Sometimes, it’s not right to be silent. It’s a hard day for a lot of good people at The Master’s University and Seminary. The WASC report speaks for itself. My opinions about it are not important nor are they the point of this post. There is a lengthy process to play out. The people with responsibility in various places will carry out their duties with an ultimate accountability to the Lord as they do. I’m content to give them time and let them do that. They do not need my advice. I’m not giving it here. Some with past grievances or theological differences will try to leverage this to their advantage and attempt to discredit John MacArthur or the institution.
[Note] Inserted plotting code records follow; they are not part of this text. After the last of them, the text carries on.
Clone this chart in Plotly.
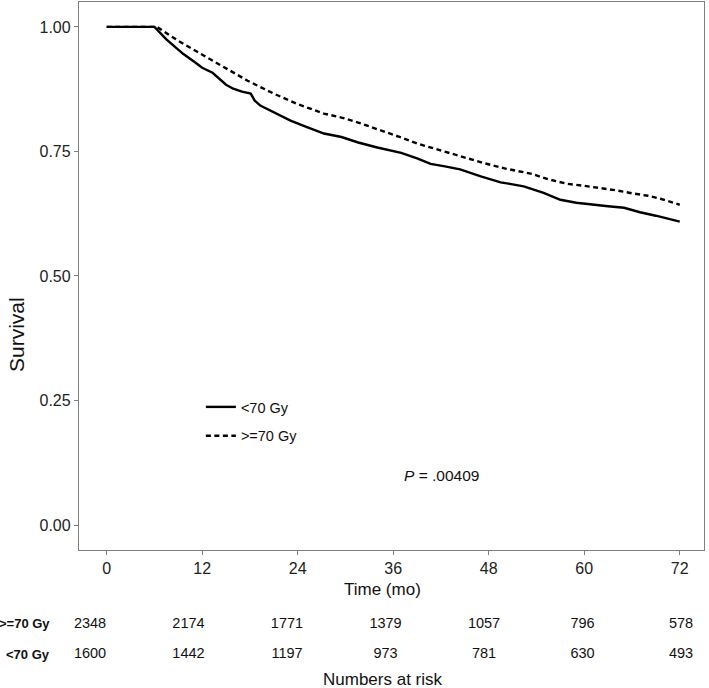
import plotly.graph_objects as go

# ---- data ----
time_lt70 = [0, 6.0, 7.5, 9.6, 11.0, 12.0, 13.3, 13.9, 15.0, 15.9, 17.0, 18.1, 18.6, 19.3,
             21.0, 23.1, 25.0, 27.3, 29.5, 31.6, 34.0, 37.0, 39.0, 40.7, 42.5, 44.4,
             47.0, 49.5, 51.0, 52.4, 54.9, 57.0, 59.0, 61.0, 63.0, 65.0, 67.0, 69.0, 72.0]
surv_lt70 = [1.0, 1.0, 0.975, 0.946, 0.930, 0.918, 0.908, 0.900, 0.884, 0.876, 0.870, 0.866,
             0.852, 0.842, 0.828, 0.812, 0.800, 0.786, 0.779, 0.768, 0.758, 0.747, 0.736,
             0.725, 0.720, 0.714, 0.700, 0.688, 0.684, 0.680, 0.667, 0.653, 0.647, 0.643,
             0.640, 0.637, 0.628, 0.621, 0.609]

time_ge70 = [0, 6.3, 9.0, 11.8, 14.5, 17.7, 21.0, 24.0, 27.3, 29.5, 31.6, 34.0, 37.0, 39.0,
             42.0, 45.0, 47.3, 50.0, 53.4, 55.5, 57.9, 60.0, 62.0, 64.0, 66.0, 68.0, 69.6, 72.0]
surv_ge70 = [1.0, 1.0, 0.972, 0.946, 0.920, 0.892, 0.866, 0.845, 0.826, 0.818, 0.808, 0.795,
             0.778, 0.766, 0.752, 0.738, 0.727, 0.716, 0.705, 0.694, 0.685, 0.681, 0.677,
             0.672, 0.666, 0.661, 0.655, 0.643]

risk_times = [0, 12, 24, 36, 48, 60, 72]
risk_ge70 = [2348, 2174, 1771, 1379, 1057, 796, 578]
risk_lt70 = [1600, 1442, 1197, 973, 781, 630, 493]

x_ticks = [0, 12, 24, 36, 48, 60, 72]
y_ticks = [0.0, 0.25, 0.50, 0.75, 1.00]
y_tick_labels = ["0.00", "0.25", "0.50", "0.75", "1.00"]

FONT = "Liberation Sans, Arial, Helvetica, sans-serif"
FRAME = "#7f7f7f"

fig = go.Figure()

fig.add_trace(go.Scatter(
    x=time_lt70, y=surv_lt70, mode="lines", name="<70 Gy",
    line=dict(color="black", width=2.4), legendgroup="a",
    xaxis="x", yaxis="y"))
fig.add_trace(go.Scatter(
    x=time_ge70, y=surv_ge70, mode="lines", name=">=70 Gy",
    line=dict(color="black", width=2.4, dash="5px,3.5px"), legendgroup="b",
    xaxis="x", yaxis="y"))

# risk table rows
fig.add_trace(go.Scatter(
    x=risk_times, y=[2] * len(risk_times), mode="text",
    text=[str(v) for v in risk_ge70], textposition="middle center",
    textfont=dict(family=FONT, size=14.5, color="#111"), cliponaxis=False,
    showlegend=False, hoverinfo="skip", xaxis="x2", yaxis="y2"))
fig.add_trace(go.Scatter(
    x=risk_times, y=[1] * len(risk_times), mode="text",
    text=[str(v) for v in risk_lt70], textposition="middle center",
    textfont=dict(family=FONT, size=14.5, color="#111"), cliponaxis=False,
    showlegend=False, hoverinfo="skip", xaxis="x2", yaxis="y2"))

lbl_x = (52 - 79) / 625.0

fig.update_layout(
    width=709, height=688,
    margin=dict(l=79, r=5, t=2, b=0),
    paper_bgcolor="white", plot_bgcolor="white",
    font=dict(family=FONT, color="#222"),
    xaxis=dict(
        domain=[0, 1], range=[-3.48, 75.05], anchor="y",
        tickmode="array", tickvals=x_ticks, ticktext=[str(t) for t in x_ticks],
        ticks="outside", ticklen=4, tickwidth=1.2, tickcolor=FRAME,
        tickfont=dict(size=16, color="#222"),
        showline=True, linecolor=FRAME, linewidth=1.3, mirror=True,
        showgrid=False, zeroline=False),
    yaxis=dict(
        domain=[0.2012, 1], range=[-0.05, 1.05], anchor="x",
        tickmode="array", tickvals=y_ticks, ticktext=y_tick_labels,
        ticks="outside", ticklen=4, tickwidth=1.2, tickcolor=FRAME,
        tickfont=dict(size=16, color="#222"),
        showline=True, linecolor=FRAME, linewidth=1.3, mirror=True,
        showgrid=False, zeroline=False),
    xaxis2=dict(domain=[0, 1], range=[-1.34, 74.8], anchor="y2", visible=False),
    yaxis2=dict(domain=[0, 0.19], range=[-0.133, 4.21], anchor="x2", visible=False),
    showlegend=True,
    legend=dict(
        x=0.195, y=0.433, xanchor="left", yanchor="top",
        bgcolor="rgba(0,0,0,0)", font=dict(size=14.5, color="#111"),
        traceorder="grouped", tracegroupgap=7, itemwidth=30),
    annotations=[
        dict(text="Survival", x=-0.0992, y=0.5146, xref="paper", yref="paper",
             textangle=-90, showarrow=False, font=dict(size=21, color="#111"),
             xanchor="center", yanchor="middle"),
        dict(text="Time (mo)", x=0.4848, y=0.1429, xref="paper", yref="paper",
             showarrow=False, font=dict(size=17, color="#111"),
             xanchor="center", yanchor="middle"),
        dict(text="Numbers at risk", x=0.4864, y=0.0131, xref="paper", yref="paper",
             showarrow=False, font=dict(size=17, color="#111"),
             xanchor="center", yanchor="middle"),
        dict(text="<i>P</i> = .00409", x=42.1, y=0.10, xref="x", yref="y",
             showarrow=False, font=dict(size=15.5, color="#111"),
             xanchor="center", yanchor="middle"),
        dict(text="<b>>=70 Gy</b>", x=lbl_x, y=2, xref="paper", yref="y2",
             showarrow=False, font=dict(size=13, color="#111"),
             xanchor="right", yanchor="middle"),
        dict(text="<b><70 Gy</b>", x=lbl_x, y=1, xref="paper", yref="y2",
             showarrow=False, font=dict(size=13, color="#111"),
             xanchor="right", yanchor="middle"),
    ],
)

# remove the browser's default 8px body margin so the figure sits at the page origin
fig.write_html("out.html", config={"displayModeBar": False},
               post_script="document.body.style.margin='0';")
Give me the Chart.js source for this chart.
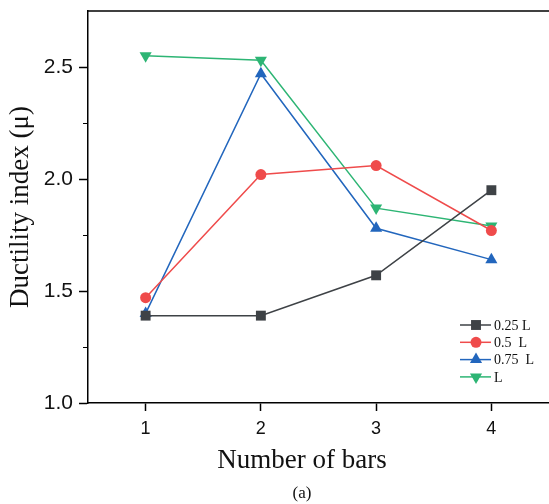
<!DOCTYPE html>
<html>
<head>
<meta charset="utf-8">
<script src="https://cdn.jsdelivr.net/npm/chart.js@4.4.0/dist/chart.umd.min.js"></script>
<style>
  html, body { margin: 0; padding: 0; background: #fff; }
  #wrap { width: 549px; height: 504px; }
</style>
</head>
<body>
<div id="wrap"><canvas id="ductChart" width="549" height="504"></canvas></div>
<script>
// number of bars on x
const barCounts = [1, 2, 3, 4];
const xTicks = [1, 2, 3, 4];
const yTicks = [1.0, 1.5, 2.0, 2.5];

// ductility index per spacing
const q25 = [1.39, 1.39, 1.57, 1.95];
const q50 = [1.47, 2.02, 2.06, 1.77];
const q75 = [1.40, 2.47, 1.78, 1.64];
const full = [2.55, 2.53, 1.87, 1.79];

const seriesNames = ["0.25 L", "0.5  L", "0.75  L", "L"];

const serif = "'Liberation Serif', 'Times New Roman', serif";
const sans = "'Liberation Sans', Arial, sans-serif";

function pts(vals) {
  return vals.map((v, i) => ({ x: barCounts[i], y: v }));
}

function makeSet(label, vals, color, style, radius, rotation) {
  return {
    label: label,
    data: pts(vals),
    borderColor: color,
    backgroundColor: color,
    borderWidth: 1.5,
    pointStyle: style,
    pointRadius: radius,
    pointHoverRadius: radius,
    pointRotation: rotation,
    pointBorderWidth: 0,
    tension: 0
  };
}

// hand-drawn bits: top frame, minor y ticks, legend, caption
const extras = {
  id: "extras",
  afterDraw(chart) {
    const ctx = chart.ctx;
    const area = chart.chartArea;
    const y = chart.scales.y;
    ctx.save();
    ctx.strokeStyle = "#000";
    ctx.lineWidth = 1.5;
    ctx.beginPath();
    ctx.moveTo(area.left, area.top);
    ctx.lineTo(area.right, area.top);
    ctx.stroke();

    ctx.lineWidth = 1;
    [1.25, 1.75, 2.25].forEach(v => {
      const py = Math.round(y.getPixelForValue(v)) + 0.5;
      ctx.beginPath();
      ctx.moveTo(area.left - 5, py);
      ctx.lineTo(area.left, py);
      ctx.stroke();
    });

    // legend
    ctx.font = "14px " + serif;
    ctx.textBaseline = "middle";
    ctx.textAlign = "left";
    chart.data.datasets.forEach((ds, i) => {
      const ly = 325 + i * 17.3;
      ctx.strokeStyle = ds.borderColor;
      ctx.lineWidth = 1.5;
      ctx.beginPath();
      ctx.moveTo(460, ly);
      ctx.lineTo(491, ly);
      ctx.stroke();
      ctx.fillStyle = ds.backgroundColor;
      Chart.helpers.drawPoint(ctx, {
        pointStyle: ds.pointStyle,
        rotation: ds.pointRotation,
        borderWidth: 0,
        radius: ds.pointRadius
      }, 476, ly);
      ctx.fillStyle = "#111";
      ctx.fillText(seriesNames[i], 494, ly + 1);
    });

    // axis title and caption
    ctx.fillStyle = "#111";
    ctx.textAlign = "center";
    ctx.font = "27px " + serif;
    ctx.fillText("Number of bars", 302, 461);
    ctx.font = "17px " + serif;
    ctx.fillText("(a)", 302, 494);
    ctx.restore();
  }
};

const ctx = document.getElementById("ductChart").getContext("2d");
const chart = new Chart(ctx, {
  type: "line",
  data: {
    datasets: [
      makeSet(seriesNames[0], q25, "#3e4246", "rect", 7, 0),
      makeSet(seriesNames[1], q50, "#ef4b4b", "circle", 5.5, 0),
      makeSet(seriesNames[2], q75, "#2266bd", "triangle", 7, 0),
      makeSet(seriesNames[3], full, "#2db574", "triangle", 7, 180)
    ]
  },
  options: {
    responsive: false,
    animation: false,
    layout: { autoPadding: false, padding: { top: 11, right: 0, bottom: 0, left: 0 } },
    plugins: {
      legend: { display: false },
      tooltip: { enabled: false }
    },
    scales: {
      x: {
        type: "linear",
        min: 0.5,
        max: 4.5,
        afterFit: s => {
          s.height = 101;
          s.paddingLeft = 0;
          s.paddingRight = 0;
        },
        afterBuildTicks: s => { s.ticks = xTicks.map(v => ({ value: v })); },
        grid: { drawOnChartArea: false, tickLength: 8, tickColor: "#000", tickWidth: 1.5 },
        border: { color: "#000", width: 1.5 },
        ticks: {
          font: { family: sans, size: 18 },
          color: "#111",
          padding: 7,
          maxRotation: 0
        }
      },
      y: {
        min: 1.0,
        max: 2.75,
        afterFit: s => {
          s.width = 88;
          s.paddingTop = 0;
          s.paddingBottom = 0;
        },
        afterBuildTicks: s => { s.ticks = yTicks.map(v => ({ value: v })); },
        grid: { drawOnChartArea: false, tickLength: 9, tickColor: "#000", tickWidth: 1.5 },
        border: { color: "#000", width: 1.5 },
        ticks: {
          font: { family: sans, size: 21 },
          color: "#111",
          padding: 6,
          callback: v => v.toFixed(1)
        },
        title: {
          display: true,
          text: "Ductility index (\u03bc)",
          font: { family: serif, size: 27 },
          color: "#111",
          padding: { top: 5, bottom: 0 }
        }
      }
    }
  },
  plugins: [extras]
});
</script>
</body>
</html>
For a few, perhaps, this report is merely an occasion to voice their pre-existing hostility. So be it. It’s a free country and they have a right to speak just as much as I do. But the wood they add to the fire will burn in time and simply leave behind a little ash. Discerning Christians will see it for what it is. I need not say anything else. Today, I just send a public word to the many friends I have at every level of TMUS, Grace to You, and to the elders and my friends at Grace Community Church. I’m grateful for you. I love you. I support you. I’m proud of your commitment to Christ. My life, my family, and Truth Community Church in Cincinnati are infinitely and eternally better for your input and impact on me; yes, every one of you whom I am most pleased and privileged to call “my friend.” My prayers are with you as you deal with these matters. I am absent in the flesh but with you in spirit. “For God is not unjust so as to forget your work and the love which you have shown toward His name, in having ministered and in still ministering to the saints” (Hebrews 6:10).

Bobby Grow said...

Alright, Hohn I can respect that.

Hohn C said...

Bobby, thanks. I sincerely appreciate that.